The lines from the top of the material through the line with "-3.25, -3.31, -3.34, -3.35, -3.34]" are to be set down exactly. Leave the pictures out.
-- Start Raw data --
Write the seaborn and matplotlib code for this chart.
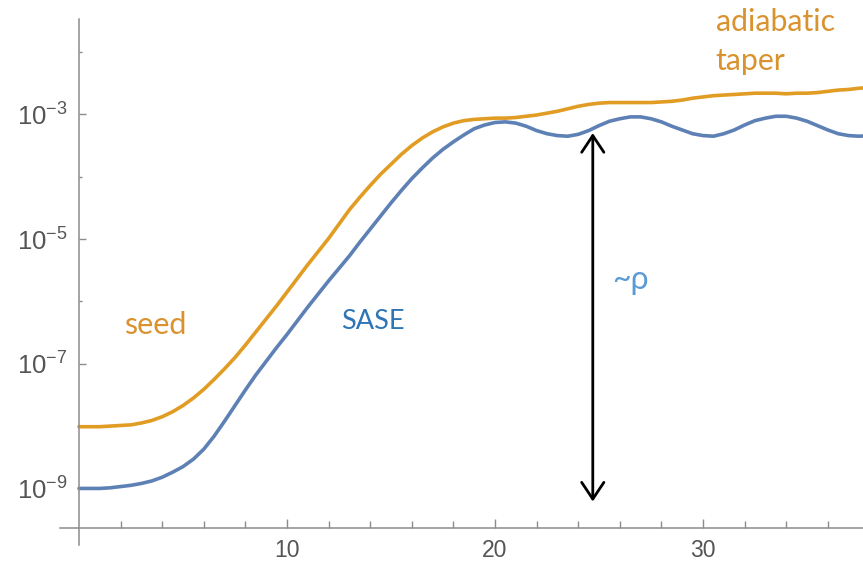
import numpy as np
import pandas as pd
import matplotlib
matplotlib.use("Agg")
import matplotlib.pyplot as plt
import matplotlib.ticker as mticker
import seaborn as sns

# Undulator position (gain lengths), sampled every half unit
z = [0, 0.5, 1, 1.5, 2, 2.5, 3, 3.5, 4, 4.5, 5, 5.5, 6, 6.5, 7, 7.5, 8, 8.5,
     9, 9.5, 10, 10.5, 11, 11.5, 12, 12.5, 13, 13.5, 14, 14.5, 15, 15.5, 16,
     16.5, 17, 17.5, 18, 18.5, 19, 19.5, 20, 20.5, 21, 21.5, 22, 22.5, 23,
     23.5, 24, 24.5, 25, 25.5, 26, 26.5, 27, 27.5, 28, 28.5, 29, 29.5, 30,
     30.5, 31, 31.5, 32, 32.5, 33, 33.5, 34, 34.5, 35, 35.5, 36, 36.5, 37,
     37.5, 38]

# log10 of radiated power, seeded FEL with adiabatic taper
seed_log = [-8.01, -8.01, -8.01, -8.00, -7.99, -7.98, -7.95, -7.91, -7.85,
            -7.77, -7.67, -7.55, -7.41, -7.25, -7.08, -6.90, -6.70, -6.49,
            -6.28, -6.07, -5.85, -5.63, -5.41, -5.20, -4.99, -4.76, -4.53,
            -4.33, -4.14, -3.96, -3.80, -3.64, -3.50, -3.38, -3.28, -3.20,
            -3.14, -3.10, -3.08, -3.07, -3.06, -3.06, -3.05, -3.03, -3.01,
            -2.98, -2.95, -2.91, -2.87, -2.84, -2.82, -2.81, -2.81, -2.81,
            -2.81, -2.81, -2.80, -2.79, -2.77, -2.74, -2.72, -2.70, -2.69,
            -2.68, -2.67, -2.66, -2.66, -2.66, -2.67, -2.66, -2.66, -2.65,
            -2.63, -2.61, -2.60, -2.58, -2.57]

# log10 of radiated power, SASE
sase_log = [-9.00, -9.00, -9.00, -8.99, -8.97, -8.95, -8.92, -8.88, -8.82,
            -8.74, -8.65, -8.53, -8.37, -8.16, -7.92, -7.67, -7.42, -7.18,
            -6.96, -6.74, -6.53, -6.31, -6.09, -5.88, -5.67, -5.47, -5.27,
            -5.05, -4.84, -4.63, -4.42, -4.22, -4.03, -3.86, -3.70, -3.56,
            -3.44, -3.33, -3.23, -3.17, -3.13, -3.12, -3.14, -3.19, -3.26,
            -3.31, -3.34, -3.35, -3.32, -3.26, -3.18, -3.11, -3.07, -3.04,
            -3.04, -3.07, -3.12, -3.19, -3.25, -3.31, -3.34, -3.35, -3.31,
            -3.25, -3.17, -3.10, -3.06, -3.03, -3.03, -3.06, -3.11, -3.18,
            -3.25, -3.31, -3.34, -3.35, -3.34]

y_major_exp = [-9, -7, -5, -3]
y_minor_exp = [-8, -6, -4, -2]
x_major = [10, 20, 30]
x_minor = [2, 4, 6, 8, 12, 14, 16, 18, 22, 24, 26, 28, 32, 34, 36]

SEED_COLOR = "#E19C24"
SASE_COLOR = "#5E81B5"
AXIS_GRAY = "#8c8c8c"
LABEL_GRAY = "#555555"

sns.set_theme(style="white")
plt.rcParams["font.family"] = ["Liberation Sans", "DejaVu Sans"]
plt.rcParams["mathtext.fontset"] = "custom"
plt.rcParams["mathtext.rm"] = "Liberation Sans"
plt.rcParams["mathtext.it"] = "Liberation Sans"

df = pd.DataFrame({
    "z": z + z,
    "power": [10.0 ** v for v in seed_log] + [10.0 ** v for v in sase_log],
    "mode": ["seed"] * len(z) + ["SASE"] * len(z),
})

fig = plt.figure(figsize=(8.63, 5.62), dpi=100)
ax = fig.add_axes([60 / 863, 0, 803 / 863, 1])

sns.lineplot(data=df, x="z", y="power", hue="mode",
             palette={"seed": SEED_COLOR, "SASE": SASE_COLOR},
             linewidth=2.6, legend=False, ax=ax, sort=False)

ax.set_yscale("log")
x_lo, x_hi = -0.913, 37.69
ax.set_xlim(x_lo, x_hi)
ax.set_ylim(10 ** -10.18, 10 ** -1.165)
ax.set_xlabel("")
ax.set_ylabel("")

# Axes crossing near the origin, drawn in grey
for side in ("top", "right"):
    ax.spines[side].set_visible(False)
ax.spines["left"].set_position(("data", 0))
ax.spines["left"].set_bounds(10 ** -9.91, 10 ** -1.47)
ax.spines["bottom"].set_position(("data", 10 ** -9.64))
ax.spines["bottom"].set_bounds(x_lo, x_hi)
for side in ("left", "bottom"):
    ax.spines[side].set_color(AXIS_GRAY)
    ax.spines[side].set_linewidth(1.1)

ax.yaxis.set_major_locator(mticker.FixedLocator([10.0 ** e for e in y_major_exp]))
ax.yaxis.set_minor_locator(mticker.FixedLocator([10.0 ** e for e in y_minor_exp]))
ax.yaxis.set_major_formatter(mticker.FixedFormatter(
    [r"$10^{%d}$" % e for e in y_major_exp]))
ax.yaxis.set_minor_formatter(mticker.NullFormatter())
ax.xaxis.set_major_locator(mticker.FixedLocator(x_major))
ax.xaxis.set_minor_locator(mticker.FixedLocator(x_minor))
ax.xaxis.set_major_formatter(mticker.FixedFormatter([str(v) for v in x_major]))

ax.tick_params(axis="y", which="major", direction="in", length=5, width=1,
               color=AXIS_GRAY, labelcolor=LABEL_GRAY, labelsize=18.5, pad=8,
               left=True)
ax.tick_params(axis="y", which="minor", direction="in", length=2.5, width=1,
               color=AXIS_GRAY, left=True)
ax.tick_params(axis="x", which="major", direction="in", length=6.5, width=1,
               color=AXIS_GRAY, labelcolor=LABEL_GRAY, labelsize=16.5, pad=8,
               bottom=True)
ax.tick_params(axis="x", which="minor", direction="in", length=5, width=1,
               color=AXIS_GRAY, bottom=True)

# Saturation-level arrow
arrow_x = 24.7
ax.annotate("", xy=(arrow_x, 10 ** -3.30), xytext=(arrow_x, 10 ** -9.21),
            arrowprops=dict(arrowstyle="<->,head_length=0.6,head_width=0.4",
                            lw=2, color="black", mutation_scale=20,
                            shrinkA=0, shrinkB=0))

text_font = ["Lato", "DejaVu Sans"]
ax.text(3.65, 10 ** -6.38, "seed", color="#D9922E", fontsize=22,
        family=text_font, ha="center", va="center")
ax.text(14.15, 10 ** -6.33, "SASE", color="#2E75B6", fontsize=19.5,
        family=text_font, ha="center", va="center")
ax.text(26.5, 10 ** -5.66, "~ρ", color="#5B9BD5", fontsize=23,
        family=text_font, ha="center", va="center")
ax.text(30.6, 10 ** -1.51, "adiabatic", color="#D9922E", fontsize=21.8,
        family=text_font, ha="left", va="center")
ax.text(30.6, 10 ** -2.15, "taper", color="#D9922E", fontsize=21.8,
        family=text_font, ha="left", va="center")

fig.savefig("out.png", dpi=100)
-- End Raw data --
• **Final result**
Write the seaborn and matplotlib code for this chart.
import numpy as np
import pandas as pd
import matplotlib
matplotlib.use("Agg")
import matplotlib.pyplot as plt
import matplotlib.ticker as mticker
import seaborn as sns

# Undulator position (gain lengths), sampled every half unit
z = [0, 0.5, 1, 1.5, 2, 2.5, 3, 3.5, 4, 4.5, 5, 5.5, 6, 6.5, 7, 7.5, 8, 8.5,
     9, 9.5, 10, 10.5, 11, 11.5, 12, 12.5, 13, 13.5, 14, 14.5, 15, 15.5, 16,
     16.5, 17, 17.5, 18, 18.5, 19, 19.5, 20, 20.5, 21, 21.5, 22, 22.5, 23,
     23.5, 24, 24.5, 25, 25.5, 26, 26.5, 27, 27.5, 28, 28.5, 29, 29.5, 30,
     30.5, 31, 31.5, 32, 32.5, 33, 33.5, 34, 34.5, 35, 35.5, 36, 36.5, 37,
     37.5, 38]

# log10 of radiated power, seeded FEL with adiabatic taper
seed_log = [-8.01, -8.01, -8.01, -8.00, -7.99, -7.98, -7.95, -7.91, -7.85,
            -7.77, -7.67, -7.55, -7.41, -7.25, -7.08, -6.90, -6.70, -6.49,
            -6.28, -6.07, -5.85, -5.63, -5.41, -5.20, -4.99, -4.76, -4.53,
            -4.33, -4.14, -3.96, -3.80, -3.64, -3.50, -3.38, -3.28, -3.20,
            -3.14, -3.10, -3.08, -3.07, -3.06, -3.06, -3.05, -3.03, -3.01,
            -2.98, -2.95, -2.91, -2.87, -2.84, -2.82, -2.81, -2.81, -2.81,
            -2.81, -2.81, -2.80, -2.79, -2.77, -2.74, -2.72, -2.70, -2.69,
            -2.68, -2.67, -2.66, -2.66, -2.66, -2.67, -2.66, -2.66, -2.65,
            -2.63, -2.61, -2.60, -2.58, -2.57]

# log10 of radiated power, SASE
sase_log = [-9.00, -9.00, -9.00, -8.99, -8.97, -8.95, -8.92, -8.88, -8.82,
            -8.74, -8.65, -8.53, -8.37, -8.16, -7.92, -7.67, -7.42, -7.18,
            -6.96, -6.74, -6.53, -6.31, -6.09, -5.88, -5.67, -5.47, -5.27,
            -5.05, -4.84, -4.63, -4.42, -4.22, -4.03, -3.86, -3.70, -3.56,
            -3.44, -3.33, -3.23, -3.17, -3.13, -3.12, -3.14, -3.19, -3.26,
            -3.31, -3.34, -3.35, -3.32, -3.26, -3.18, -3.11, -3.07, -3.04,
            -3.04, -3.07, -3.12, -3.19, -3.25, -3.31, -3.34, -3.35, -3.31,
            -3.25, -3.17, -3.10, -3.06, -3.03, -3.03, -3.06, -3.11, -3.18,
            -3.25, -3.31, -3.34, -3.35, -3.34]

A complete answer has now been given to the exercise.